Despite significant strides in the field of 3D scene editing, current methods encounter substantial challenge, particularly in preserving 3D consistency in multi-view editing process. To tackle this challenge, we propose a progressive 3D editing strategy that ensures multi-view consistency via a Trajectory-Anchored Scheme (TAS) with a dual-branch editing mechanism. Specifically, TAS facilitates a tightly coupled iterative process between 2D view editing and 3D updating, preventing error accumulation yielded from text-to-image process. Additionally, we explore the relationship between optimization-based methods and reconstruction-based methods, offering a unified perspective for selecting superior design choice, supporting the rationale behind the designed TAS. We further present a tuning-free View-Consistent Attention Control (VCAC) module that leverages cross-view semantic and geometric reference from the source branch to yield aligned views from the target branch during the editing of 2D views. To validate the effectiveness of our method, we analyze 2D examples to demonstrate the improved consistency with the VCAC module. Further extensive quantitative and qualitative results in text-guided 3D scene editing indicate that our method achieves superior editing quality compared to state-of-the-art methods. We will make the complete codebase publicly available following the conclusion of the review process.

Figures (9)

• Figure 1: Illustration of the proposed method, Trajectory-Anchored Multi-View Editing for 3D Gaussian Splatting Manipulation (TrAME). Our method comprises a Trajectory Anchored Scheme (TAS) as well as a View-Consistent Attention Control (VCAC) module. Given a source prompt, a target prompt and the original 3DGS $\theta^{(0)}$ as input, the VCAC module can yield 3D-consistent and progressively edited views with a single-step inference to update 3DGS. Conversely, the views rendered from the updated 3DGS correct minor inconsistencies from previous view edits and serve as inputs for subsequent steps, thereby preventing error accumulation from the 2D editing process. This process alternatively update the 2D views and 3DGS in a synchronized and progressive manner, producing the final edited 3DGS $\theta^{(T)}$.
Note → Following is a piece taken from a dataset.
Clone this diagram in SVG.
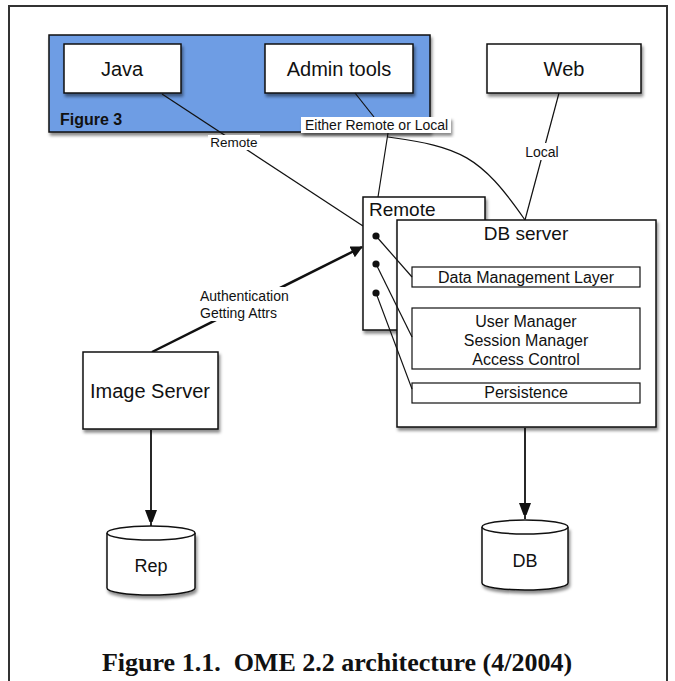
<svg xmlns="http://www.w3.org/2000/svg" width="675" height="681" viewBox="0 0 675 681">
<defs>
<filter id="sh" x="-10%" y="-10%" width="130%" height="140%">
<feDropShadow dx="1.5" dy="3" stdDeviation="1.8" flood-color="#000" flood-opacity="0.45"/>
</filter>
<marker id="ah" markerWidth="12" markerHeight="12" viewBox="0 0 12 12" refX="11" refY="6" orient="auto" markerUnits="userSpaceOnUse">
<path d="M0,0 L12,6 L0,12 Z" fill="#111"/>
</marker>
<marker id="ahd" markerWidth="12" markerHeight="17" viewBox="0 0 12 17" refX="16" refY="6" orient="auto" markerUnits="userSpaceOnUse">
<path d="M0,0 L16,6 L0,12 Z" fill="#111"/>
</marker>
</defs>
<style>
.box{fill:#fff;stroke:#111;stroke-width:1.5}
.inner{fill:#fff;stroke:#111;stroke-width:1.2}
.t{font-family:"Liberation Sans",Arial,sans-serif;fill:#111}
.c{text-anchor:middle}
.ln{fill:none;stroke:#111;stroke-width:1.2}
.lbl{fill:#fff}
</style>
<rect x="0" y="0" width="675" height="681" fill="#fff"/>
<path d="M9,690 L9,6 L667,6 L667,690" fill="none" stroke="#333" stroke-width="2"/>

<g id="figure3">
<rect x="49" y="35" width="381" height="97" fill="#6e9de4" stroke="#111" stroke-width="1.5" filter="url(#sh)"/>
<text class="t" x="60" y="125" font-size="16" font-weight="bold">Figure 3</text>
</g>
<g id="java">
<rect class="box" x="64" y="44" width="117" height="49" filter="url(#sh)"/>
<text class="t c" x="122" y="76" font-size="20">Java</text>
</g>
<g id="admin">
<rect class="box" x="265" y="44" width="148" height="49" filter="url(#sh)"/>
<text class="t c" x="339" y="76" font-size="20">Admin tools</text>
</g>
<g id="web">
<rect class="box" x="487" y="44" width="154" height="49" filter="url(#sh)"/>
<text class="t c" x="564" y="76" font-size="20">Web</text>
</g>

<g id="connectors">
<line class="ln" x1="162" y1="94" x2="363" y2="226"/>
<line class="ln" x1="355" y1="93" x2="374" y2="117"/>
<line class="ln" x1="388" y1="133" x2="378" y2="197"/>
<path class="ln" d="M388,137 C460,147 480,155 525,220"/>
<line class="ln" x1="559" y1="93" x2="525" y2="220"/>
<line x1="152" y1="352" x2="362" y2="247" stroke="#111" stroke-width="2.5" marker-end="url(#ah)"/>
<line x1="151" y1="430" x2="151" y2="526" stroke="#111" stroke-width="1.8" marker-end="url(#ahd)"/>
<line x1="525" y1="428" x2="525" y2="519" stroke="#111" stroke-width="1.8" marker-end="url(#ahd)"/>
</g>

<g id="labels">
<rect x="301" y="117" width="150" height="16" fill="#fff" filter="url(#sh)"/>
<text class="t" x="305" y="130" font-size="14">Either Remote or Local</text>
<rect class="lbl" x="208" y="135" width="52" height="15"/>
<text class="t c" x="234" y="147" font-size="13.5">Remote</text>
<rect class="lbl" x="524" y="143" width="36" height="17"/>
<text class="t c" x="542" y="157" font-size="14">Local</text>
<rect class="lbl" x="198" y="287" width="92" height="34"/>
<text class="t" x="200" y="301" font-size="14">Authentication</text>
<text class="t" x="200" y="318" font-size="14">Getting Attrs</text>
</g>

<g id="remote">
<rect class="box" x="363" y="197" width="122" height="133" filter="url(#sh)"/>
<text class="t" x="369" y="216" font-size="19">Remote</text>
</g>

<g id="dbserver">
<rect class="box" x="397" y="220" width="259" height="207" filter="url(#sh)"/>
<text class="t c" x="526" y="240" font-size="19">DB server</text>
</g>
<g id="dml">
<rect class="inner" x="412" y="267" width="228" height="20"/>
<text class="t c" x="526" y="283" font-size="16">Data Management Layer</text>
</g>
<g id="managers">
<rect class="inner" x="412" y="308" width="228" height="61"/>
<text class="t c" x="526" y="327" font-size="16">User Manager</text>
<text class="t c" x="526" y="346" font-size="16">Session Manager</text>
<text class="t c" x="526" y="365" font-size="16">Access Control</text>
</g>
<g id="persistence">
<rect class="inner" x="412" y="383" width="228" height="20"/>
<text class="t c" x="526" y="398" font-size="16">Persistence</text>
</g>

<g id="remote-links">
<circle cx="376" cy="236" r="3.6" fill="#111"/>
<circle cx="376" cy="264" r="3.6" fill="#111"/>
<circle cx="376" cy="293" r="3.6" fill="#111"/>
<line class="ln" x1="376" y1="236" x2="412" y2="277"/>
<line class="ln" x1="376" y1="264" x2="412" y2="337"/>
<line class="ln" x1="376" y1="293" x2="412" y2="389"/>
</g>

<g id="imageserver">
<rect class="box" x="83" y="352" width="135" height="77" filter="url(#sh)"/>
<text class="t c" x="150" y="398" font-size="20">Image Server</text>
</g>

<g id="rep">
<path d="M107,533 L107,588 A44,7 0 0 0 195,588 L195,533" fill="#fff" stroke="#111" stroke-width="1.5" filter="url(#sh)"/>
<ellipse cx="151" cy="533" rx="44" ry="7" fill="#fff" stroke="#111" stroke-width="1.5"/>
<text class="t c" x="151" y="572" font-size="18">Rep</text>
</g>
<g id="db">
<path d="M482,527 L482,583 A43,7 0 0 0 568,583 L568,527" fill="#fff" stroke="#111" stroke-width="1.5" filter="url(#sh)"/>
<ellipse cx="525" cy="527" rx="43" ry="7" fill="#fff" stroke="#111" stroke-width="1.5"/>
<text class="t c" x="525" y="567" font-size="18">DB</text>
</g>

<text x="337" y="671" font-family="'Liberation Serif','Times New Roman',serif" font-size="26" font-weight="bold" text-anchor="middle" fill="#111" style="white-space:pre">Figure 1.1.  OME 2.2 architecture (4/2004)</text>
</svg>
• Figure 2: The editing trajectory exhibits a smooth and incremental transition from the original image to the final edited image.
• Figure 3: Qualitative comparison. A comparative analysis of experimental results for single-scene editing across State-of-the-Art methods and ours. Please zoom in for more geometry and textural details.
• Figure 4: Qualitative comparison. A comparative analysis of different design choices of DDCM coefficient $\kappa$ on 2D view editing.
• Figure 5: Qualitative results under different hyper-parameter settings. Rendered RGB and depth representations illustrating the implications of different DDCM coefficient $\kappa$ on 3DGS editing.